TS Wisła Kraków SA

Chuca: Ostatnie trafienie zostawia gorzki posmak

4 lata temu | 14.09.2020, 12:54
Chuca: Ostatnie trafienie zostawia gorzki posmak

Wywiad pomeczowy.

Wiślacy weszli w to spotkanie bardzo dobrze – już w 3. minucie meczu po rzucie wolnym objęli prowadzenie za sprawą pięknego strzału z woleja w wykonaniu Jeana Carlosa. Niewiele później jednak na tablicy wyników widniał już wynik remisowy. „Wyszliśmy na murawę zmotywowani, chcąc naciskać na rywala z przodu i to się udało. Jednak to prawda, nie mieliśmy zbyt wiele czasu, żeby nacieszyć się tym szybko strzelonym golem” – przyznał po meczu Chuca, autor drugiego trafienia dla krakowskiej drużyny, które dało jej prowadzenie. „To była dobra, wspólna akcja. Zmiana kierunku gry w wykonaniu Yeboaha, a potem świetne podanie, które dostałem od Savicia. Miałem sporo miejsca w polu karnym, byłem sam i w tej sytuacji mogłem wykończyć tę akcję z pierwszej piłki” – opisał swoją bramkową sytuację pomocnik.

Z motywacją do dalszej pracy

Pomimo prowadzenia przez większą część spotkania, krakowianie powrócili do domu z jednym oczkiem. Strata punktów boli tym bardziej, że bramka wyrównująca ostatecznie wynik meczu padła w ostatniej akcji, na kilka sekund przed końcowym gwizdkiem. „Ostatnie trafienie zostawia gorzki posmak. Od początku widać było, że przyjechaliśmy do Szczecina po zwycięstwo, ale cóż… Liga wystartowała nie tak dawno, teraz przed nami mecz u siebie, przed własną publicznością i musimy sprawić, żeby ten jeden punkt okazał się dobrym proroctwem” – powiedział 23-latek. Niecały tydzień mają teraz Wiślacy na przygotowanie się do podjęcia u siebie Wisły Płock.
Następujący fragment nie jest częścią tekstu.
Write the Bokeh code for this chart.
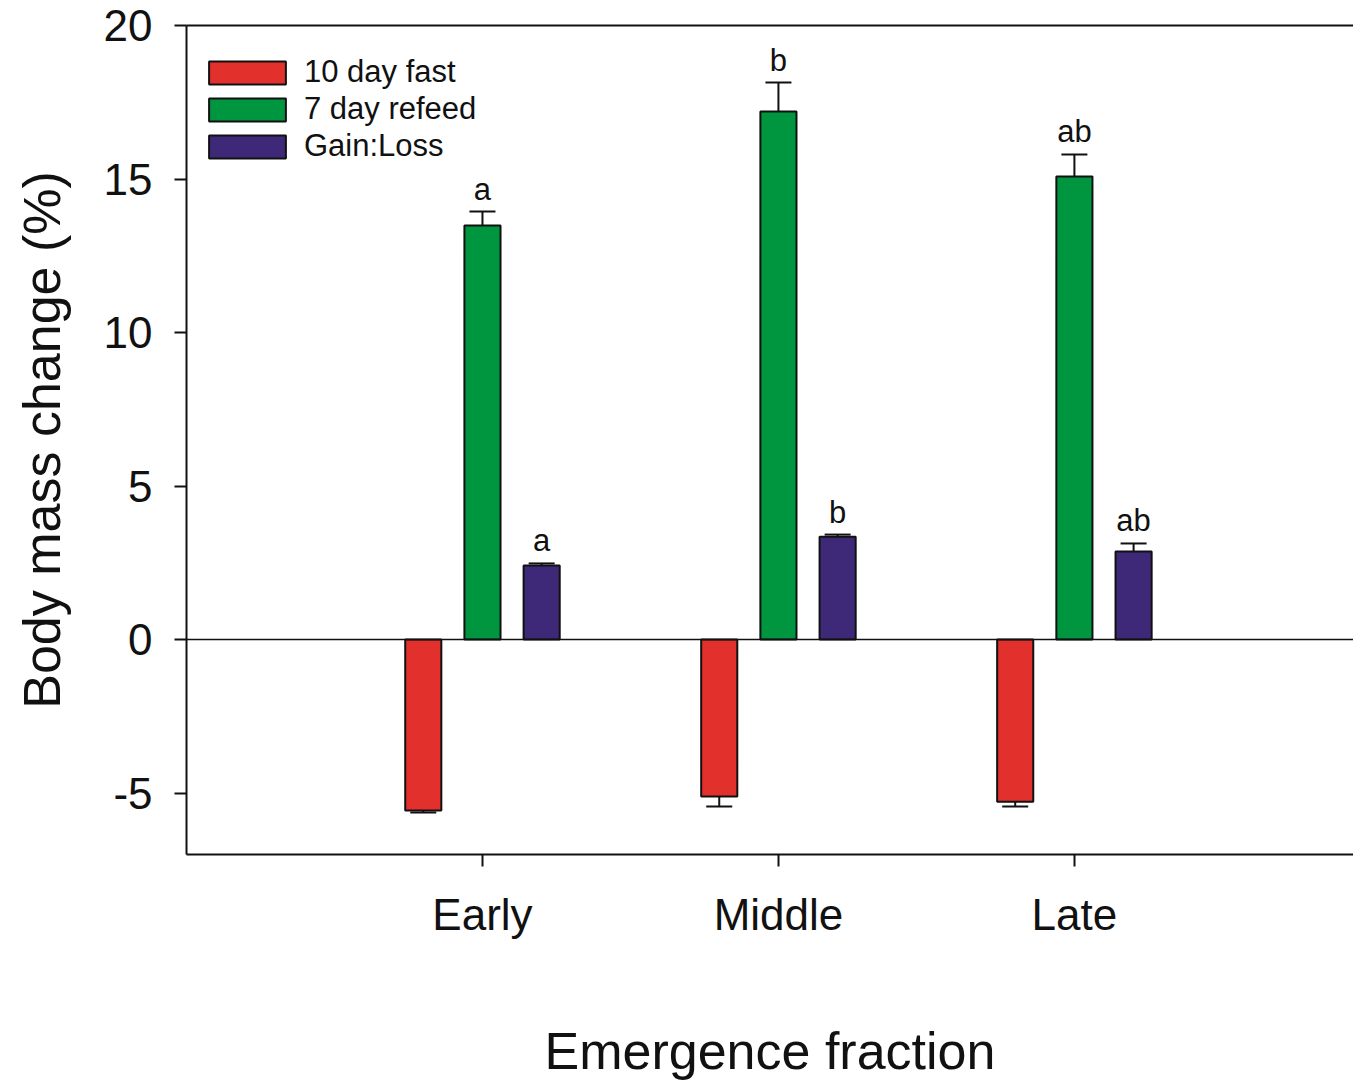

Nad czym będą chcieli szczególnie popracować podopieczni trenera Artura Skowronka? „Chcemy być bardziej skoncentrowani podczas całego spotkania i kontrolować te drobne szczegóły, które mogą okazać się brzemienne w skutkach. Drużyna wygląda trochę lepiej i jest zdeterminowana, aby wszystko dobrze funkcjonowało” – zakończył hiszpański pomocnik.